§ STATED EXERCISE:
Please, without the pictures, retype exactly the lines from the start of the material through the line that holds "0.975, 0.988, 1.0]".
"""
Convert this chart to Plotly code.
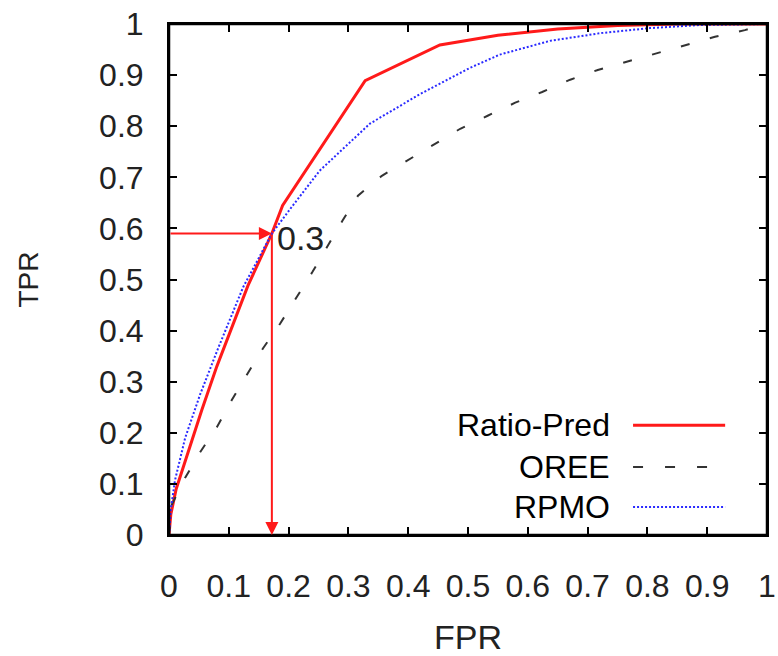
import plotly.graph_objects as go

# ---- data ----
ratio_pred_fpr = [0, 0.003, 0.012, 0.03, 0.055, 0.08, 0.105, 0.132, 0.172, 0.19, 0.328, 0.453, 0.55, 0.65, 0.75, 0.85, 1.0]
ratio_pred_tpr = [0, 0.04, 0.09, 0.155, 0.245, 0.33, 0.405, 0.488, 0.59, 0.645, 0.889, 0.959, 0.978, 0.99, 0.997, 1.0, 1.0]

oree_fpr = [0, 0.005, 0.027, 0.052, 0.08, 0.105, 0.13, 0.157, 0.186, 0.24, 0.29, 0.316, 0.356, 0.398, 0.441,
            0.487, 0.532, 0.579, 0.624, 0.671, 0.717, 0.766, 0.813, 0.866, 0.913, 0.963, 1.0]
oree_tpr = [0, 0.06, 0.112, 0.162, 0.211, 0.264, 0.313, 0.365, 0.414, 0.515, 0.615, 0.664, 0.703, 0.732, 0.762,
            0.795, 0.82, 0.846, 0.867, 0.891, 0.91, 0.926, 0.941, 0.959, 0.975, 0.988, 1.0]

rpmo_fpr = [0, 0.003, 0.01, 0.027, 0.052, 0.082, 0.124, 0.172, 0.202, 0.252, 0.336, 0.42, 0.503, 0.553,
            0.637, 0.721, 0.804, 0.888, 1.0]
rpmo_tpr = [0, 0.05, 0.107, 0.19, 0.275, 0.365, 0.485, 0.59, 0.637, 0.713, 0.805, 0.863, 0.914, 0.94,
            0.967, 0.982, 0.992, 0.998, 1.0]

op_fpr, op_tpr, op_label = 0.172, 0.59, "0.3"

tick_vals = [0, 0.1, 0.2, 0.3, 0.4, 0.5, 0.6, 0.7, 0.8, 0.9, 1]
tick_text = ["0", "0.1", "0.2", "0.3", "0.4", "0.5", "0.6", "0.7", "0.8", "0.9", "1"]

series_names = ["Ratio-Pred", "OREE", "RPMO"]
series_colors = ["#ff1a1a", "#333333", "#2a2aff"]
series_widths = [3, 2, 2]
series_dash = ["solid", "9px,21px", "2px,2px"]

FONT = "Liberation Sans, Arial, sans-serif"

fig = go.Figure()
for name, xs, ys, c, w, d in zip(series_names,
                                 [ratio_pred_fpr, oree_fpr, rpmo_fpr],
                                 [ratio_pred_tpr, oree_tpr, rpmo_tpr],
                                 series_colors, series_widths, series_dash):
    fig.add_trace(go.Scatter(x=xs, y=ys, mode="lines", name=name,
                             line=dict(color=c, width=w, dash=d), showlegend=False))

# plot frame (paper coordinates, not clipped)
fig.add_shape(type="rect", xref="paper", yref="paper", x0=0, x1=1, y0=0, y1=1,
              line=dict(color="black", width=2.5), layer="above")

# manual legend (text left, key right)
leg_y = [0.215, 0.133, 0.055]
legend_dash = ["solid", "10px,22px", "2px,2px"]
for name, c, w, d, ly in zip(series_names, series_colors, series_widths, legend_dash, leg_y):
    fig.add_annotation(x=0.741, y=ly, xref="x domain", yref="y domain", text=name, showarrow=False,
                       xanchor="right", yanchor="middle", font=dict(family=FONT, size=32, color="black"))
    fig.add_shape(type="line", xref="x domain", yref="y domain", x0=0.776, x1=0.930, y0=ly, y1=ly,
                  line=dict(color=c, width=w, dash=d))

# arrows to operating point
fig.add_annotation(x=op_fpr, y=op_tpr, ax=0, ay=op_tpr, xref="x", yref="y", axref="x", ayref="y",
                   text="", showarrow=True, arrowhead=2, arrowsize=1.3, arrowwidth=2, arrowcolor="#ff1a1a",
                   standoff=0)
fig.add_annotation(x=op_fpr, y=0, ax=op_fpr, ay=op_tpr, xref="x", yref="y", axref="x", ayref="y",
                   text="", showarrow=True, arrowhead=2, arrowsize=1.3, arrowwidth=2, arrowcolor="#ff1a1a",
                   standoff=0)
fig.add_annotation(x=op_fpr + 0.006, y=op_tpr - 0.008, xref="x", yref="y", text=op_label, showarrow=False,
                   xanchor="left", yanchor="middle", font=dict(family=FONT, size=34, color="#222"))

axis_common = dict(range=[0, 1], tickvals=tick_vals, ticktext=tick_text, ticks="inside", ticklen=8,
                   tickwidth=1.5, tickcolor="black", showline=True, linecolor="black", linewidth=2,
                   mirror="ticks", showgrid=False, zeroline=False, automargin=False,
                   ticklabeloverflow="allow",
                   tickfont=dict(family=FONT, size=32, color="#222"))

fig.update_layout(
    width=778, height=656,
    margin=dict(l=169, r=11, t=24, b=121),
    plot_bgcolor="white", paper_bgcolor="white",
    xaxis=dict(**axis_common, ticklabelstandoff=22,
               title=dict(text="FPR", font=dict(family=FONT, size=34, color="#222"), standoff=22)),
    yaxis=dict(**axis_common, ticklabelstandoff=17,
               title=dict(text="TPR", font=dict(family=FONT, size=28, color="#222"), standoff=52)),
)

fig.write_html("out.html", config={"displayModeBar": False},
               post_script="document.body.style.margin='0';")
"""
§ ANSWER BELOW:
Convert this chart to Plotly code.
import plotly.graph_objects as go

# ---- data ----
ratio_pred_fpr = [0, 0.003, 0.012, 0.03, 0.055, 0.08, 0.105, 0.132, 0.172, 0.19, 0.328, 0.453, 0.55, 0.65, 0.75, 0.85, 1.0]
ratio_pred_tpr = [0, 0.04, 0.09, 0.155, 0.245, 0.33, 0.405, 0.488, 0.59, 0.645, 0.889, 0.959, 0.978, 0.99, 0.997, 1.0, 1.0]

oree_fpr = [0, 0.005, 0.027, 0.052, 0.08, 0.105, 0.13, 0.157, 0.186, 0.24, 0.29, 0.316, 0.356, 0.398, 0.441,
            0.487, 0.532, 0.579, 0.624, 0.671, 0.717, 0.766, 0.813, 0.866, 0.913, 0.963, 1.0]
oree_tpr = [0, 0.06, 0.112, 0.162, 0.211, 0.264, 0.313, 0.365, 0.414, 0.515, 0.615, 0.664, 0.703, 0.732, 0.762,
            0.795, 0.82, 0.846, 0.867, 0.891, 0.91, 0.926, 0.941, 0.959, 0.975, 0.988, 1.0]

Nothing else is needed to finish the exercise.